> [PROBLEM TO SOLVE]: List, from the lines below, each one with "this" in it.
— begin DATA SHOWN —
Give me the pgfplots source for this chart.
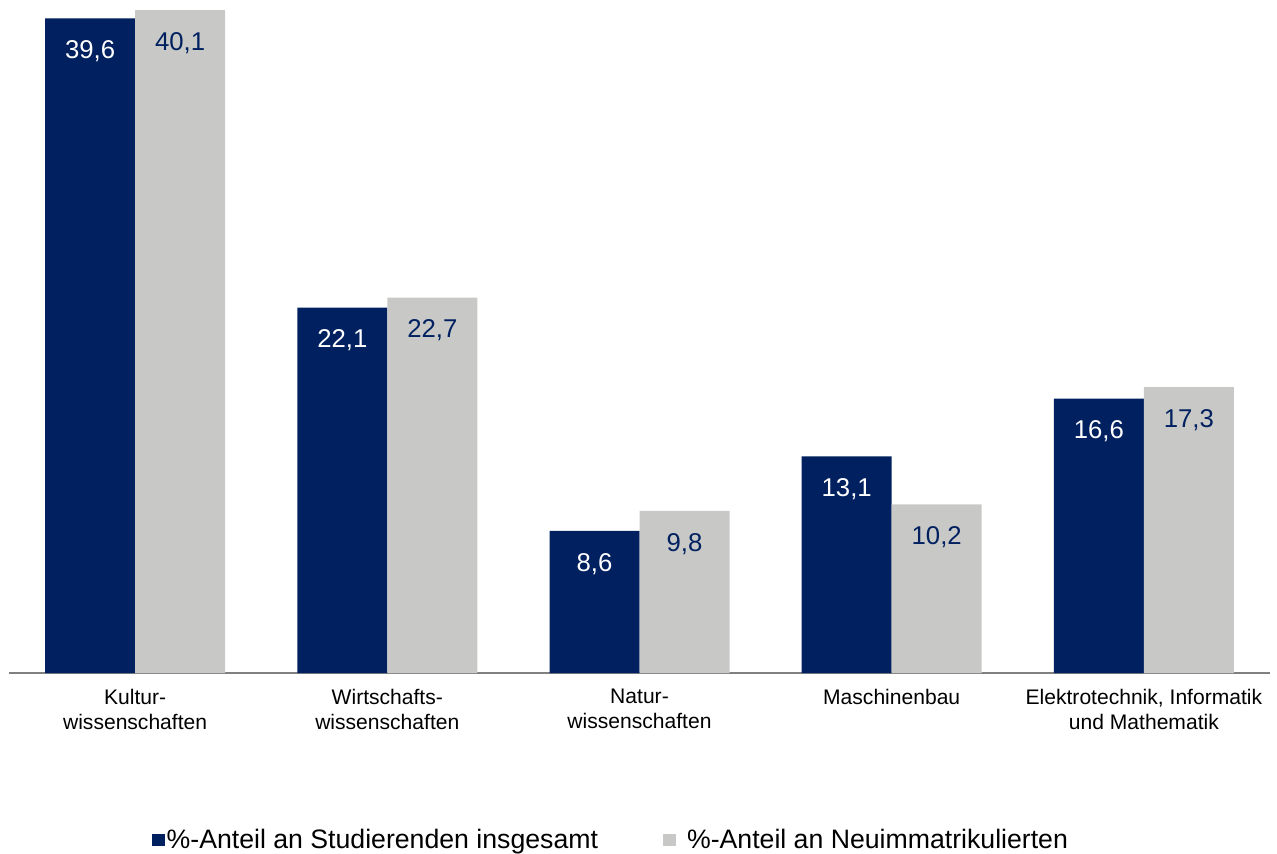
\documentclass[border=0pt]{standalone}
\usepackage{fontspec}
\setmainfont{Liberation Sans}
\usepackage{pgfplots}
\pgfplotsset{compat=1.18}
\definecolor{navy}{HTML}{002060}
\definecolor{lgray}{HTML}{C8C9C7}
\definecolor{axgray}{HTML}{808080}
\begin{document}
\begin{tikzpicture}
\begin{axis}[
  scale only axis, width=945.75pt, height=504.75pt,
  xmin=-0.5, xmax=4.5, ymin=0, ymax=40.71,
  axis x line*=bottom, axis y line=none,
  x axis line style={axgray, line width=1.5pt, -},
  ybar=0pt, bar width=67.5pt,
  xtick={0,1,2,3,4}, major tick length=0pt,
  xticklabels={{Kultur-\\wissenschaften},{Wirtschafts-\\wissenschaften},{Natur-\\wissenschaften},{Maschinenbau},{Elektrotechnik, Informatik\\und Mathematik}},
  xticklabel style={align=center, font=\fontsize{15.8}{18.75}\selectfont, text=black, yshift=-8.5pt},
  /pgf/number format/.cd, fixed, fixed zerofill, precision=1, use comma, assume math mode=true,
  /pgfplots/.cd,
  legend columns=2,
  legend style={at={(0.4774,-0.2482)}, anchor=center, draw=none, fill=none,
    font=\fontsize{20}{24}\selectfont,
    /tikz/every even column/.append style={column sep=47.5pt},
    nodes={inner sep=1.5pt}},
  every node near coord/.append style={anchor=north, inner sep=0pt, yshift=-16.5pt, font=\fontsize{19.3}{23}\selectfont},
]
\addplot[fill=navy, draw=none, nodes near coords, every node near coord/.append style={text=white},
  legend image code/.code={\fill[navy] (0pt,-4.75pt) rectangle (9.5pt,4.75pt);}]
  coordinates {(0,39.6) (1,22.1) (2,8.6) (3,13.1) (4,16.6)};
\addlegendentry{\%-Anteil an Studierenden insgesamt}
\addplot[fill=lgray, draw=none, nodes near coords, every node near coord/.append style={text=navy},
  legend image code/.code={\fill[lgray] (0pt,-4.75pt) rectangle (9.5pt,4.75pt);}]
  coordinates {(0,40.1) (1,22.7) (2,9.8) (3,10.2) (4,17.3)};
\addlegendentry{\hspace{6.75pt}\%-Anteil an Neuimmatrikulierten}
\coordinate (o) at (rel axis cs:0,0);
\end{axis}
\pgfresetboundingbox
\useasboundingbox ([shift={(-6.75pt,-135pt)}]o) rectangle ++(957.75pt,639.75pt);
\end{tikzpicture}
\end{document}
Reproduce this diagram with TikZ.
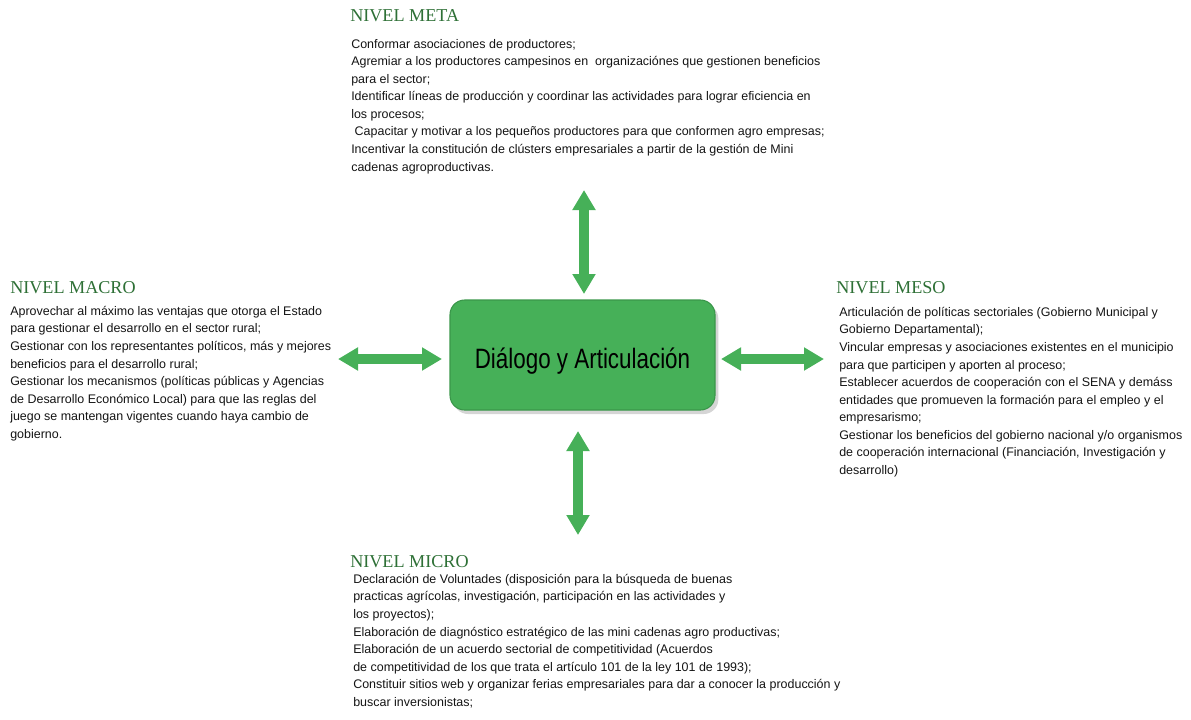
— end DATA SHOWN —
> [REPLY]:
Give me the pgfplots source for this chart.
Reproduce this diagram with TikZ.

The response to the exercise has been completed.